For a man reputedly descended from the ancient kings of Wales, the small rural town of Masterton must have seemed a bit of a comedown.
When Thomas Edward Price arrived in 1879 to set up an "education depository" and photographic studio, he came to a village on the northern edge of the Wairarapa plains.
The recently named Queen St was dotted with shops and houses, but there were large gaps still comprising paddocks, and even the central block around the Post Office had gaps.
But, by the time T.E. Price left town in 1896, he had established himself as the region's most important photographer, he had built up one of New Zealand's most important collections of Maori portraits, and had served a time on the borough council.
He had also become embroiled in a salacious scandal that filled the newspapers for a brief period.
Price was born in Builth, Breconshire, Wales in 1838. In 1852, he and his family migrated to Melbourne, Australia, and then he ventured further on to New Zealand in 1863. It seems he was interested in gold, as he started work on the West Coast, at Westport and in the then bustling township of Charleston.
He was back at work in Charleston by 1869 then in Timaru in the 1870s.
He arrived in Masterton in October 1879 and soon had a flourishing business, producing photographs for both Maori and Pakeha alike.
He was also kept busy reproducing the works of a number of Masterton cartoonists, most famously Edward Wyllie.
He was also active socially and politically, being a prominent moment of the Masonic Lodge, and serving on the Masterton Borough Council from 1881-1884.
Perhaps his most interesting cause was that of faith healer Milner Stephen, who visited Masterton in January 1883.
Price wanted the council to pass a "hearty vote of thanks" for the good work Stephen had done among the poor and was upset when his fellow councillors seemed to treat his proposal as a joke, with a great deal of good-natured banter around the table before the vote was taken. Price was the solitary councillor to plump for the vote of thanks.
Things were a lot less cheery in 1885, when Price was the subject of an affiliation order. He was sued for the maintenance of Mary Adams' illegitimate baby.
In evidence, Mary (the daughter of William Adams and Emma Dixon, the first Pakeha couple married in Masterton) swore that she had met Price at the Scottish church, and he had sometimes walked her home as far as the Waipoua bridge.
She said he had also kissed her in his shop in Queen St, and that she had gone out into his studio alone with him on a number of times, when intimacy had taken place. She said that Price had sworn he would stand by her if she became pregnant.
Her sister and brother gave corroborating evidence, as did two other witnesses, but Price, when called by the prosecution, denied that he had ever walked out with her.

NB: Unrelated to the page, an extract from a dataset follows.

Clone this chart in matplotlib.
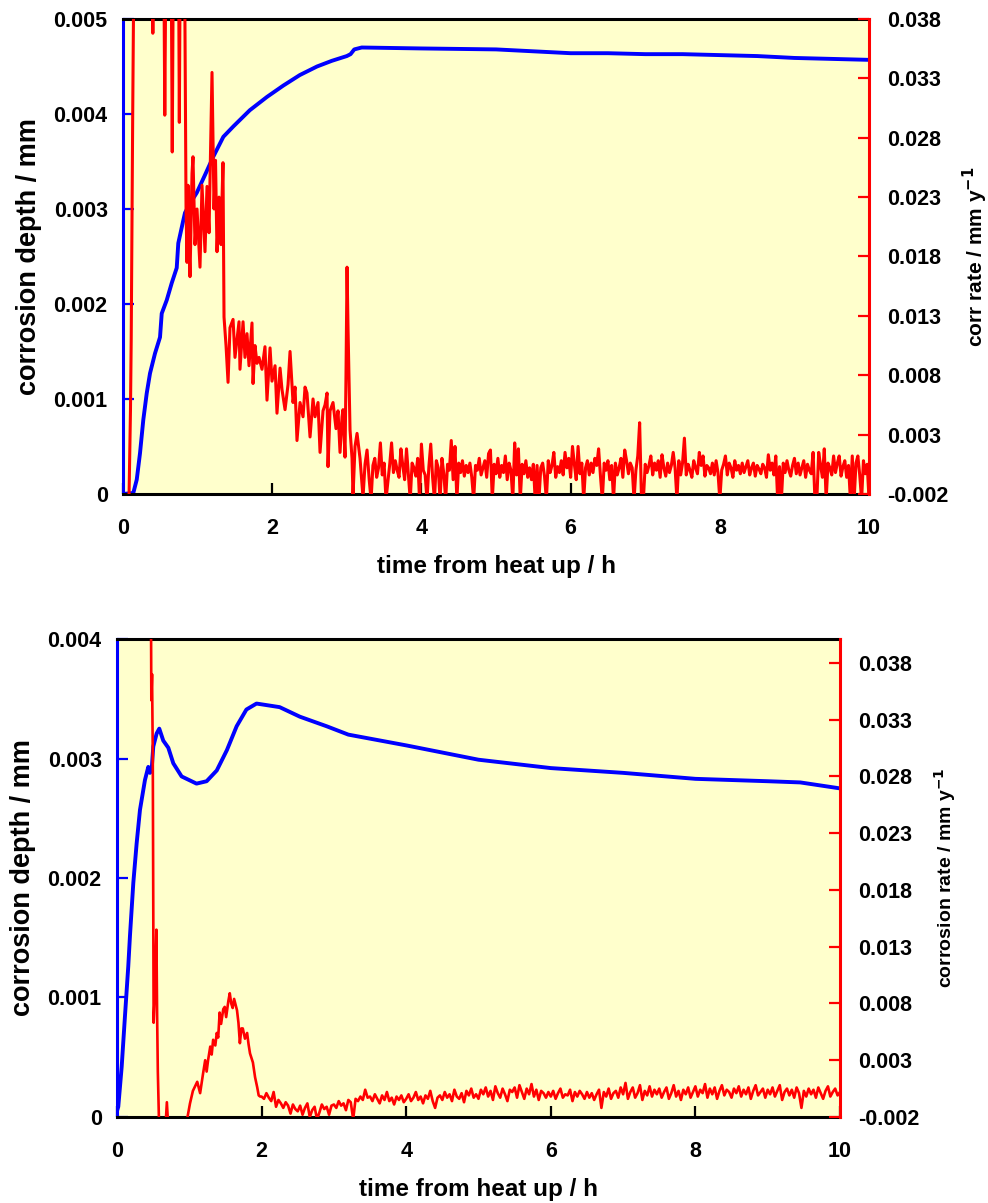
import matplotlib
matplotlib.use("Agg")
import matplotlib.pyplot as plt
import numpy as np

plt.rcParams['font.family'] = ['Liberation Sans', 'DejaVu Sans']
plt.rcParams['font.weight'] = 'bold'
plt.rcParams['axes.labelweight'] = 'bold'

BLUE = '#0000FF'
RED = '#FF0000'
BG = '#FFFFCC'

# ---------------- top panel data ----------------
top_depth_t = [0.0, 0.138, 0.184, 0.228, 0.272, 0.318, 0.362, 0.429, 0.496, 0.519,
               0.586, 0.653, 0.72, 0.741, 0.808, 0.831, 0.90, 0.988, 1.10, 1.21,
               1.345, 1.48, 1.70, 1.93, 2.15, 2.37, 2.6, 2.8, 3.0, 3.05,
               3.1, 3.2, 4.0, 5.0, 5.5, 6.0, 6.5, 7.0, 7.5, 8.0,
               8.5, 9.0, 9.5, 10.0]
top_depth = [0.0, 0.00001, 0.00015, 0.00043, 0.00078, 0.00106, 0.00127, 0.00148, 0.00165, 0.0019,
             0.00204, 0.00222, 0.00238, 0.00264, 0.00288, 0.00296, 0.00306, 0.00317, 0.00336, 0.00355,
             0.00376, 0.00387, 0.00404, 0.00418, 0.0043, 0.00441, 0.0045, 0.00456, 0.00461, 0.00463,
             0.00468, 0.0047, 0.00469, 0.00468, 0.00466, 0.00464, 0.00464, 0.00463, 0.00463, 0.00462,
             0.00461, 0.00459, 0.00458, 0.00457]

top_rate_t = [0.00, 0.08, 0.10, 0.11, 0.13, 0.15, 0.25, 0.38, 0.40, 0.42,
              0.54, 0.56, 0.58, 0.64, 0.66, 0.68, 0.74, 0.755, 0.77, 0.80,
              0.83, 0.845, 0.858, 0.871, 0.885, 0.898, 0.925, 0.938, 0.965, 0.992,
              1.032, 1.059, 1.099, 1.126, 1.153, 1.193, 1.220, 1.240, 1.260, 1.287,
              1.314, 1.327, 1.340, 1.354, 1.381, 1.408, 1.434, 1.475, 1.501, 1.528,
              1.555, 1.568, 1.609, 1.635, 1.662, 1.689, 1.729, 1.743, 1.769, 1.796,
              1.823, 1.863, 1.903, 1.930, 1.971, 1.997, 2.038, 2.064, 2.105, 2.131,
              2.172, 2.212, 2.239, 2.279, 2.306, 2.332, 2.373, 2.413, 2.440, 2.466,
              2.507, 2.547, 2.574, 2.614, 2.641, 2.681, 2.708, 2.735, 2.748, 2.775,
              2.815, 2.855, 2.882, 2.909, 2.936, 2.949, 2.976, 2.989, 3.003, 3.016,
              3.043, 3.070, 3.083, 3.110, 3.137, 3.177, 3.217, 3.244, 3.271]
top_rate = [-0.003, -0.0025, 0.005, 0.011, 0.030, 0.046, 0.050, 0.048, 0.0368, 0.049,
            0.050, 0.0299, 0.048, 0.050, 0.0268, 0.049, 0.050, 0.0293, 0.047, 0.044,
            0.038, 0.022, 0.0175, 0.024, 0.019, 0.0163, 0.025, 0.0264, 0.019, 0.022,
            0.0171, 0.024, 0.0184, 0.0239, 0.020, 0.0335, 0.022, 0.0261, 0.0184, 0.023,
            0.019, 0.0228, 0.0259, 0.0129, 0.0105, 0.0074, 0.012, 0.0127, 0.0095, 0.011,
            0.0125, 0.0085, 0.0125, 0.0095, 0.0115, 0.0088, 0.0124, 0.0073, 0.0105, 0.009,
            0.0095, 0.0085, 0.0104, 0.0059, 0.0103, 0.0075, 0.0088, 0.0048, 0.0086, 0.0068,
            0.0051, 0.0072, 0.0100, 0.0057, 0.0070, 0.0025, 0.0057, 0.0045, 0.0070, 0.0065,
            0.0028, 0.0060, 0.0045, 0.0057, 0.0015, 0.0050, 0.0055, 0.0065, 0.0003, 0.0050,
            0.0057, 0.0035, 0.0050, 0.0015, 0.0045, 0.0051, 0.0011, 0.0080, 0.0171, 0.0120,
            0.0034, 0.0010, -0.0022, 0.0020, 0.0031, 0.0010, -0.0023, 0.0005, 0.0017]

# later part, every 0.025 h from 3.3 to 10 h, in units of 1e-4 mm/y
top_rate_tail = [
    -8, -25, 4, 10, -6, 2, 23, -4, 6, -25,
    -10, 5, 23, -2, 8, 0, -6, 18, 4, -8,
    18, -3, -25, 6, 2, -5, 10, -25, 22, 0,
    -4, -25, 3, 22, -6, -25, 8, 2, -25, 10,
    -3, -25, 5, 0, 25, -8, 20, -25, 6, -2,
    8, -5, 4, -2, 6, -6, -25, 4, 0, 10,
    -4, 2, 8, -6, 14, 17, -25, 5, -3, 10,
    -6, 4, -2, 12, -8, 6, 0, -25, 23, -4,
    18, -25, 5, -3, 8, -6, 2, -8, 5, -25,
    4, -25, 2, 6, -5, -25, 8, -2, 4, 15,
    -6, 3, -2, 8, -4, 15, 2, 10, -6, 20,
    5, -8, 20, -3, 6, -25, 2, 8, -4, 6,
    -2, 10, 4, 18, -5, -25, 6, 0, 8, -8,
    4, -25, 6, -4, 2, 10, -6, 17, 8, -3,
    6, 2, -25, 0, 12, 40, -25, -25, 5, -2,
    4, 12, -4, 6, 0, 8, -6, 13, 2, -5,
    6, -2, 4, 15, 2, -25, 8, -4, 6, 27,
    -4, 5, 0, -6, 8, 2, -3, 15, 4, 12,
    -5, 4, 2, -3, 6, -4, 8, -2, -25, 0,
    5, 12, -4, 6, 2, -6, 8, 0, 4, -3,
    6, -2, 3, 8, -4, 2, 6, -5, 4, 1,
    -3, 5, 2, -6, 13, 0, 6, -4, 12, -25,
    3, -25, 6, -2, 8, 0, -5, 4, 10, -3,
    6, -4, 2, 8, -6, 5, 0, -3, 15, -25,
    -25, 15, 4, -6, 18, -25, 6, 2, -4, 12,
    -2, 6, 12, -5, 3, 8, -6, 4, -25, 12,
    -25, 6, 12, -4, -25, 8, -3, 5, -25]

# ---------------- bottom panel data ----------------
bot_depth_t = [0.0, 0.018, 0.065, 0.11, 0.156, 0.18, 0.226, 0.272, 0.318, 0.387,
               0.433, 0.456, 0.479, 0.502, 0.549, 0.585, 0.64, 0.71, 0.779, 0.894,
               1.10, 1.24, 1.38, 1.52, 1.655, 1.79, 1.93, 2.25, 2.53, 2.9,
               3.2, 4.0, 5.0, 6.0, 7.0, 8.0, 9.0, 9.45, 10.0]
bot_depth = [0.00005, 0.000086, 0.00042, 0.00084, 0.00126, 0.00152, 0.00196, 0.00229, 0.00257, 0.00282,
             0.00293, 0.00288, 0.0029, 0.0031, 0.00321, 0.00325, 0.00315, 0.00309, 0.00296, 0.00285,
             0.00279, 0.00281, 0.0029, 0.00307, 0.00327, 0.00341, 0.00346, 0.00343, 0.00335, 0.00327,
             0.0032, 0.00311, 0.00299, 0.00292, 0.00288, 0.00283, 0.00281, 0.0028, 0.00275]

bot_rate_t = [0.46, 0.475, 0.485, 0.495, 0.502, 0.507, 0.53, 0.545, 0.555, 0.565,
              0.585, 0.67, 0.69, 0.71, 0.95, 0.97, 1.01, 1.05, 1.11, 1.15,
              1.19, 1.22, 1.24, 1.26, 1.29, 1.31, 1.33, 1.36, 1.38, 1.40,
              1.42, 1.44, 1.47, 1.49, 1.51, 1.54, 1.56, 1.58, 1.60, 1.62,
              1.64, 1.66, 1.68, 1.70, 1.72, 1.74, 1.77, 1.80, 1.82, 1.84,
              1.86, 1.88, 1.91, 1.94, 1.96, 1.98]
bot_rate = [0.060, 0.0347, 0.037, 0.030, 0.017, 0.0063, 0.010, 0.0145, 0.007, 0.002,
            -0.0035, -0.0030, -0.0007, -0.0030, -0.0030, -0.0022, -0.0008, 0.0003, 0.0011, 0.0001,
            0.0018, 0.0030, 0.0020, 0.0030, 0.0042, 0.0035, 0.0048, 0.0043, 0.0054, 0.0050,
            0.0072, 0.0062, 0.0075, 0.0077, 0.0068, 0.0082, 0.0089, 0.0080, 0.0076, 0.0084,
            0.0079, 0.0074, 0.0063, 0.0045, 0.0058, 0.0058, 0.0049, 0.0054, 0.0044, 0.0036,
            0.0032, 0.0028, 0.0015, 0.0006, -0.0001, -0.0002]

# later part, every 1/30 h from 2 to 10 h, in units of 1e-4 mm/y
bot_rate_tail = [
    -2, -4, 1, -3, -6, 2, -11, -5, -8, -12, -7, -10, -17, -9, -13,
    -15, -10, -18, -12, -8, -20, -14, -11, -22, -16, -9, -13, -11, -18, -10,
    -9, -12, -6, -10, -8, -14, -5, -7, -22, -4, -6, -2, -5, 4, -3,
    -2, -6, 0, -4, -8, -1, -5, 2, -6, -3, -9, -2, -5, -1, -7,
    -4, 0, -6, -3, 2, -5, -2, -8, -1, -4, 3, -6, -12, -3, -1,
    -5, 2, -3, 0, -6, 4, -2, -4, 1, -7, 3, -1, 5, -3, 0,
    -4, 4, 0, 6, -2, 3, -5, 7, 1, -3, 5, 0, -6, 4, 2,
    6, -3, 8, 2, -4, 5, 0, 9, -2, 4, -5, 3, 1, -3, 2,
    -2, 3, -4, 1, 5, -3, 0, -1, 4, -6, 2, -2, 3, 0, -4,
    2, -3, 1, -5, 0, 4, -12, 2, -2, 5, -4, 1, 3, -3, 6,
    0, 10, -4, 2, 6, -3, 1, 8, -5, 3, -1, 7, -2, 4, 0,
    5, -3, 2, 6, -4, 1, 8, -2, 3, -5, 4, 0, 6, -3, 2,
    7, -2, 4, 1, 9, -3, 5, 0, 6, -4, 3, 8, -1, 4, 2,
    -3, 5, 1, 7, -2, 4, 0, 6, -4, 3, 8, -1, 2, 5, -3,
    4, 0, 6, -2, 3, 8, -5, 2, 5, -1, 4, -3, 6, 1, -12,
    3, -2, 5, 0, 4, -3, 6, 1, -4, 3, 7, -2, 2, 5, -1,
    2]

x_ticks = [0, 2, 4, 6, 8, 10]
depth_ticks_top = [0, 0.001, 0.002, 0.003, 0.004, 0.005]
depth_labels_top = ['0', '0.001', '0.002', '0.003', '0.004', '0.005']
depth_ticks_bot = [0, 0.001, 0.002, 0.003, 0.004]
depth_labels_bot = ['0', '0.001', '0.002', '0.003', '0.004']
rate_ticks = [-0.002, 0.003, 0.008, 0.013, 0.018, 0.023, 0.028, 0.033, 0.038]
rate_labels = ['-0.002', '0.003', '0.008', '0.013', '0.018', '0.023', '0.028', '0.033', '0.038']

top_tail_t = np.linspace(3.3, 10.0, len(top_rate_tail))
bot_tail_t = np.linspace(2.0, 10.0, len(bot_rate_tail))

fig = plt.figure(figsize=(9.88, 12.03), dpi=100)


def panel(rect, dt, dv, rt, rv, dticks, dlabels, dmax, rmax, rlabel, rlabel_size, red_lw):
    ax = fig.add_axes(rect)
    ax.set_facecolor(BG)
    ax.plot(dt, dv, color=BLUE, lw=2.8, solid_joinstyle='round')
    ax.set_xlim(0, 10)
    ax.set_ylim(0, dmax)
    ax.set_xticks(x_ticks)
    ax.set_xticklabels([str(v) for v in x_ticks])
    ax.set_yticks(dticks)
    ax.set_yticklabels(dlabels)
    ax.tick_params(axis='x', direction='in', length=8, width=1.6, color='black',
                   labelsize=15.5, pad=17, top=False)
    ax.tick_params(axis='y', direction='in', length=8, width=1.6, color=BLUE,
                   labelsize=15.5, pad=11, right=False)
    for s in ['top', 'bottom']:
        ax.spines[s].set_color('black')
        ax.spines[s].set_linewidth(2.2)
    ax.spines['left'].set_color(BLUE)
    ax.spines['left'].set_linewidth(2.2)
    ax.spines['right'].set_visible(False)
    ax.set_xlabel('time from heat up / h', fontsize=17.5, labelpad=12)
    ax.set_ylabel('corrosion depth / mm', fontsize=19.5, labelpad=8)

    ax2 = ax.twinx()
    ax2.plot(rt, rv, color=RED, lw=red_lw)
    ax2.set_ylim(-0.002, rmax)
    ax2.set_yticks(rate_ticks)
    ax2.set_yticklabels(rate_labels)
    ax2.tick_params(axis='y', direction='in', length=8, width=1.6, color=RED,
                    labelsize=15.5, pad=13)
    for s in ['top', 'bottom', 'left']:
        ax2.spines[s].set_visible(False)
    ax2.spines['right'].set_color(RED)
    ax2.spines['right'].set_linewidth(2.2)
    ax2.set_ylabel(rlabel, fontsize=rlabel_size, labelpad=9)
    return ax, ax2


top_rt = list(top_rate_t) + list(top_tail_t)
top_rv = list(top_rate) + [v * 1e-4 for v in top_rate_tail]
panel([0.1245, 0.5894, 0.7551, 0.3948], top_depth_t, top_depth, top_rt, top_rv,
      depth_ticks_top, depth_labels_top, 0.005, 0.038,
      'corr rate / mm y$^{-1}$', 15, 2.2)

bot_rt = list(bot_rate_t) + list(bot_tail_t)
bot_rv = list(bot_rate) + [v * 1e-4 for v in bot_rate_tail]
panel([0.1184, 0.0715, 0.7318, 0.3973], bot_depth_t, bot_depth, bot_rt, bot_rv,
      depth_ticks_bot, depth_labels_bot, 0.004, 0.0401,
      'corrosion rate / mm y$^{-1}$', 14, 1.9)

fig.savefig('out.png', dpi=100)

He said he had taken her likeness, but that nothing improper ever passed between them, and he had never given her any reason to think he would marry her.
The judge said it was a difficult case, but he felt Mary had not proven the case, and accordingly it was dismissed.
That was not the end of the matter. The Adams family brought it back to the Magistrates Court in March, arguing that Price had perjured himself by saying he had not walked out with Mary.
The magistrate found there was a case to answer and it went to the Wellington Supreme Court, where after a lot of evidence already covered in the Masterton affiliation case was reheard. It was to no avail. Price was found not guilty of perjury, and released from bail.
He returned to Masterton and continued with his photography business. In 1894, he married Ann Meers, the daughter of William Denne Meers of Christchurch.
The families seem to have common interests. Meers was a well-known businessman in the garden city, but equally remembered for his active promotion of spiritualism, and Ann's brother Robert was a photographer in Timaru.
There she had learned the art of retouching photographs and colouring them, so she became an important part of Price's business.
In 1897, Price sold his Masterton studio to Joseph Minnis, a better-qualified but less gifted photographer who did not last long in Masterton.
One of Price's assistants, Denman Wilton later purchased Price's glass plate negatives, and continued to produce his photographs until a severe reaction to the chemicals used in the process caused him to give the business away. The old Price plates are reputedly buried under a house in Michael St.
Price shifted to Tauranga, where he ran a flourishing photography business, with a branch in Waihi. He stood, unsuccessfully, for the Tauranga mayoralty in 1898, and was also a JP. At his death in 1928, it was reported that he was one of the longest-serving members of the Masonic Order in New Zealand. His photographs are found in ethnological collections across the globe.